Wednesday, December 08, 2010

A Model of Political Courage

You don’t grow up in the mountain states where I did without reverence for Teddy Roosevelt, but it wasn’t until a recent trip that I read his biography. I chose the just published, nearly 800 page Colonel Roosevelt by Edmund Morris as my first. As my second I’m now reading the author’s nearly 1,000 page earlier book The Rise of Theodore Roosevelt which has been on my reading list for thirty years. In my own retirement now, I was drawn first to Colonel Roosevelt.

“Colonel Roosevelt,” the title he preferred following his two terms as President of the United States, covers the last ten years of this extraordinary American’s life between 1909 and 1919.Capture

Nothing “robotic-lock-step Tea Partier” about this Republican. He was Progressive through and through. Yes, OMG, that means liberal. Raised in privilege, if he were alive today he would have railed at his party for holding the unemployed hostage as they did last weekend so they could ensure that millionaires would benefit even beyond their first million dollars of annual income from an extension of tax cuts.

I would have loved to hear the butt-kicking Teddy Roosevelt would have given his own party had he still been alive and I have to believe he’s looking down with disgust even now because this man is definitely in “heaven.”

However, as it turns out, following Roosevelt’s presidency, the Republican Party of that day also betrayed his “Square Deal” to again favor of the rich and powerful.

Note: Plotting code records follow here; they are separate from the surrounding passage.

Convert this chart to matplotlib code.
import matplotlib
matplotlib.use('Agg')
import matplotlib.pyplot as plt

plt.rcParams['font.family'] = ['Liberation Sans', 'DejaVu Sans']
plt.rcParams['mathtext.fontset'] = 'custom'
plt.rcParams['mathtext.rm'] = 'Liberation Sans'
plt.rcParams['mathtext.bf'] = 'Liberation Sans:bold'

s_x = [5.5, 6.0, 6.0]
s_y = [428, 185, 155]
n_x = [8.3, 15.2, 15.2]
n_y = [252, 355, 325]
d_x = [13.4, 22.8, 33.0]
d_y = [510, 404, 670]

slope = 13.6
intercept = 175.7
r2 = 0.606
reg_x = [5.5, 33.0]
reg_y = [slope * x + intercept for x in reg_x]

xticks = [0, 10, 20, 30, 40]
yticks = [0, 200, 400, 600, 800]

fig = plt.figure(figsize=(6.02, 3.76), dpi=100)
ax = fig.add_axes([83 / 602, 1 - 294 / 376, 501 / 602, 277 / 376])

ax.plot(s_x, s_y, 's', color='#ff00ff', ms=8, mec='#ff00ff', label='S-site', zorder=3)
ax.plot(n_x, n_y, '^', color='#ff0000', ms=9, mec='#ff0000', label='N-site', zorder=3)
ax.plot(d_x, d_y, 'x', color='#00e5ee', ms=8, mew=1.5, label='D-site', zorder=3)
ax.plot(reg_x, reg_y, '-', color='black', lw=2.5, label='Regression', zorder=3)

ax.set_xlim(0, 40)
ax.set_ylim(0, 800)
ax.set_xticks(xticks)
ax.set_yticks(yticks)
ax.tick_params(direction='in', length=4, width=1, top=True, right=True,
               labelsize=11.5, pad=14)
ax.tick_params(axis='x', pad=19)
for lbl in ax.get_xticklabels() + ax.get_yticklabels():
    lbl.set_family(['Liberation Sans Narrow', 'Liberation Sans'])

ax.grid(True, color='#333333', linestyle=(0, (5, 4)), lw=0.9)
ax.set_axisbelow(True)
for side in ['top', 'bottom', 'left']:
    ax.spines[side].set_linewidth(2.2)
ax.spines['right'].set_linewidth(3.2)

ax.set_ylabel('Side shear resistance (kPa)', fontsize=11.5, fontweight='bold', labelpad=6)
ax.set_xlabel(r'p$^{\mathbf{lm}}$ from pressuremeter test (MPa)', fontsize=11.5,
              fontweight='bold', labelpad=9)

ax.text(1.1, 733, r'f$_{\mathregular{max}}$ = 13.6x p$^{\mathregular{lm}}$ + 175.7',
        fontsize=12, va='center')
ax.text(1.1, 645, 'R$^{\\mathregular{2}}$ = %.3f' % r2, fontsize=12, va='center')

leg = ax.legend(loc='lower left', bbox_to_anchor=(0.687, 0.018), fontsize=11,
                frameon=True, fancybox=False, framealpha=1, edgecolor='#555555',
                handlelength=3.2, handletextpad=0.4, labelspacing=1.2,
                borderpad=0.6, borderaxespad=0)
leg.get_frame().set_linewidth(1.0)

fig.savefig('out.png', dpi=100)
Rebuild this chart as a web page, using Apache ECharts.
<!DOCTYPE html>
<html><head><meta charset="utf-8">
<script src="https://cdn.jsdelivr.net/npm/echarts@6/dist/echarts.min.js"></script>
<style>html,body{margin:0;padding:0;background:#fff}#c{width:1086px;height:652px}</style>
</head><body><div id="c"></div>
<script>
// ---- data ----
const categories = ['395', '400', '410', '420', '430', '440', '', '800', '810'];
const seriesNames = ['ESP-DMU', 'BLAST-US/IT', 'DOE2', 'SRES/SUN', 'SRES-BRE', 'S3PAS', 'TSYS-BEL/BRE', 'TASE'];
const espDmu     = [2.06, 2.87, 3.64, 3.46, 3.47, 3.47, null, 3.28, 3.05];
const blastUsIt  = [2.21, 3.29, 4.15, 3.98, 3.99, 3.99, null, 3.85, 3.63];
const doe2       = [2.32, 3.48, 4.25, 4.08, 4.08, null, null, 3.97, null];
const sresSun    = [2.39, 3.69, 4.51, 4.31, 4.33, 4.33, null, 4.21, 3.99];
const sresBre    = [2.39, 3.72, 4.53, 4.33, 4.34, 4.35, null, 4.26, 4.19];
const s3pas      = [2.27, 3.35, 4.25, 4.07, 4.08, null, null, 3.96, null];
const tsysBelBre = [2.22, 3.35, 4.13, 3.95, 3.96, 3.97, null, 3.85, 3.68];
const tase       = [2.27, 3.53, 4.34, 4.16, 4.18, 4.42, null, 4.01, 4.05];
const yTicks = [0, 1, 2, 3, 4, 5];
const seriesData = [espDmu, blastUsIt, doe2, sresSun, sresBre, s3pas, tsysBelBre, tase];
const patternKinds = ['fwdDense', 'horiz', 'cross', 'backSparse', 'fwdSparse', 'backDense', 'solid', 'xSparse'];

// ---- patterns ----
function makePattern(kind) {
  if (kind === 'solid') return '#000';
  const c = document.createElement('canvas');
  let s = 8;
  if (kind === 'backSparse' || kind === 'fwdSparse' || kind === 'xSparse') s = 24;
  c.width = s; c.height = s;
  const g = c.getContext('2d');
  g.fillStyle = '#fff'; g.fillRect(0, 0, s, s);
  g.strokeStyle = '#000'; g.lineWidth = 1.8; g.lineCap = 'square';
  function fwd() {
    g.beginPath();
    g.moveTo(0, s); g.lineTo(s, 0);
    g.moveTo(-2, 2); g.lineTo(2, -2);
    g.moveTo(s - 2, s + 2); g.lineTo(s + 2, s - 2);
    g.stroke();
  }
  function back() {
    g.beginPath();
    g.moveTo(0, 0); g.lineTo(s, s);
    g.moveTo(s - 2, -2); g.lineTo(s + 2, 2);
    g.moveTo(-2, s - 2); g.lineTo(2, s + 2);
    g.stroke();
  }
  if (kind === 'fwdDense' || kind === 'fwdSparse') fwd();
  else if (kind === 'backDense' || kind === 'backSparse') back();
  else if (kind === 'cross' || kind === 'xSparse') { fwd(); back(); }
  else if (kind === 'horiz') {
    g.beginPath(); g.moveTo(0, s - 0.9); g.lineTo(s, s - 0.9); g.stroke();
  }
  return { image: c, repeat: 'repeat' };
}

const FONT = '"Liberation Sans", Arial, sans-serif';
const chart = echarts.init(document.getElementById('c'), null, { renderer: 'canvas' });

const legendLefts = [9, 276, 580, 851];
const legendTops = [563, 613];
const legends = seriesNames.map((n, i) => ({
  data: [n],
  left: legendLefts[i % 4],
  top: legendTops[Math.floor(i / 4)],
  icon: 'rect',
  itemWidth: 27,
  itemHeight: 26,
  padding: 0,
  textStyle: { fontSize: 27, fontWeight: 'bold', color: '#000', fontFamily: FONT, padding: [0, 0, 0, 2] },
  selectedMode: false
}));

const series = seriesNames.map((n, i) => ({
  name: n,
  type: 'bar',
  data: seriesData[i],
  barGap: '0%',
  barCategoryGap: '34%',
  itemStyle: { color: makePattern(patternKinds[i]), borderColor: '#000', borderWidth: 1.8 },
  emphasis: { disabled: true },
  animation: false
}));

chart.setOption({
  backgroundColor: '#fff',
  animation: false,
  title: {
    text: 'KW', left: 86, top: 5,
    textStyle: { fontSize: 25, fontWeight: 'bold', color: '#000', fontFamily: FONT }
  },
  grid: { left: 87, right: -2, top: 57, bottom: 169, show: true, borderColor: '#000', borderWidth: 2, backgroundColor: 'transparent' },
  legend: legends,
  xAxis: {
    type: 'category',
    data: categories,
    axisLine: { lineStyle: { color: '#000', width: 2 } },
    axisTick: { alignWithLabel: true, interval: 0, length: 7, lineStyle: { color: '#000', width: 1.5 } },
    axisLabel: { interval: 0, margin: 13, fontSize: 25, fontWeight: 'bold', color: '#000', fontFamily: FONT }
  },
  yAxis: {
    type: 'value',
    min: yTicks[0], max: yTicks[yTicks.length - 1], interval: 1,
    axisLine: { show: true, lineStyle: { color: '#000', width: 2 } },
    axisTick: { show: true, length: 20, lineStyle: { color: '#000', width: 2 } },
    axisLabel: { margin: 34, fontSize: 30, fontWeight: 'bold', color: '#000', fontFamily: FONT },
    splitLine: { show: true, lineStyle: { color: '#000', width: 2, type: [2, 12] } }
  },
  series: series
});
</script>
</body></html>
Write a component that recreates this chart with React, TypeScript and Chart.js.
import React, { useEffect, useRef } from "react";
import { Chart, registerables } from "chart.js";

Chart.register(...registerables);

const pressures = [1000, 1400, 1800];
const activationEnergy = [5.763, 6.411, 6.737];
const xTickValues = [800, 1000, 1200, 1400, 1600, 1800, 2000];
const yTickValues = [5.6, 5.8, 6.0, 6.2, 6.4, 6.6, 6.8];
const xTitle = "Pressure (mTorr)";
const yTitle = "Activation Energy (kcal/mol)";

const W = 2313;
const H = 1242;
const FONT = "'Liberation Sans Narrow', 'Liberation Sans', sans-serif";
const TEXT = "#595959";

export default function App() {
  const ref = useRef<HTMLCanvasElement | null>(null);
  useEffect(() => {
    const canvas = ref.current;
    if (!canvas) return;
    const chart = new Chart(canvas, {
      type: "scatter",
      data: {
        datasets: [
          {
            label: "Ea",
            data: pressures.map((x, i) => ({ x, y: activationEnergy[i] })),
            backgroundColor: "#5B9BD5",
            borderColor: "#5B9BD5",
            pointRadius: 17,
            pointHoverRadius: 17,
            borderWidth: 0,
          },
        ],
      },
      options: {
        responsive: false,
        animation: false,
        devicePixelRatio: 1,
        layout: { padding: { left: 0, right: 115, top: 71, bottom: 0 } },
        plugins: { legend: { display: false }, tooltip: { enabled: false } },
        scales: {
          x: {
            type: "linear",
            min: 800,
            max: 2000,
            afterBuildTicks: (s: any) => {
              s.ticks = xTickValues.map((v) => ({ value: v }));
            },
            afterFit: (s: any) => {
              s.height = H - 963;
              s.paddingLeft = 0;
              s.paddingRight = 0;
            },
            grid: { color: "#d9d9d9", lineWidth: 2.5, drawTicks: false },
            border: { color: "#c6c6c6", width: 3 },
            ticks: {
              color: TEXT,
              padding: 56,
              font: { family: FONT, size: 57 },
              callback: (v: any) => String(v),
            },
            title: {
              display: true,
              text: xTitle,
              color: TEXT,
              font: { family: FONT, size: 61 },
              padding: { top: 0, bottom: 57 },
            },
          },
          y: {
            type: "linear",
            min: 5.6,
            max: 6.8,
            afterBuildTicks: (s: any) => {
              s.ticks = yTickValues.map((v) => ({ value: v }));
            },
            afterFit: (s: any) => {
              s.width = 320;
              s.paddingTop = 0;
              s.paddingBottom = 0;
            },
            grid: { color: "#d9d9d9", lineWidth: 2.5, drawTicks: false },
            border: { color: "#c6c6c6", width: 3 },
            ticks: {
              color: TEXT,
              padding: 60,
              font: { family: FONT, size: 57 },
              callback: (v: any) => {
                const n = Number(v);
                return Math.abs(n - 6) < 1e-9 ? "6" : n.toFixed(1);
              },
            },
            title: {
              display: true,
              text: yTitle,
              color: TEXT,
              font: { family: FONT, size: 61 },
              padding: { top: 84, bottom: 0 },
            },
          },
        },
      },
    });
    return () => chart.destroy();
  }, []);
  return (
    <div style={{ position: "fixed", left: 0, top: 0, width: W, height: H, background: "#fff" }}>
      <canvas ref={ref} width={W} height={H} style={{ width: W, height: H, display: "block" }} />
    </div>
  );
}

I have more than a current event connection to this earlier Roosevelt (5th cousin to FDR.)

Nailed along a timber beam in my paternal grandparents’ basement were a series of horseshoes that I later inherited. They each represented stages of my grandfather’s life while breaking horses, match racing horses, homesteading range land, breeding and raising horses and much more.

One belonged to Darby, a bay saddle horse selected even though my grandfather was still too young to go along and shipped south to Salt Lake City to be ridden by a cousin in a parade for Roosevelt and his Rough Riders.

Roosevelt understood the West. He had worked as a cowboy in his youth. He understood the arid fragility of western settlement even after the West was won and the vital role a strong Federal government had to play beyond what any state or group of states could ever hope to accomplish so that region could fulfill its role as a benefactor for the entire union.

I also can’t help but imagine how much Theodore Roosevelt was influenced when as a 7 –year-old he looked down from his Manhattan birthplace on the funeral procession of President Lincoln, another Republican who would not pass muster with that party today. Had growing up during the war between the states, his father working tirelessly for the union and his Southern-born mother supporting secession given young Teddy a sense of the importance of a strong Federal government?

These two excellent books remind us of a time when one individual’s courage, values and “Bull-ee” determination rallied a nation to rise above powerful special interests and partisan politics and to care deeply about things we take for granted today, conservation, the environment, the dangers of corporate excess, equality, better working conditions and the right for every citizen to vote.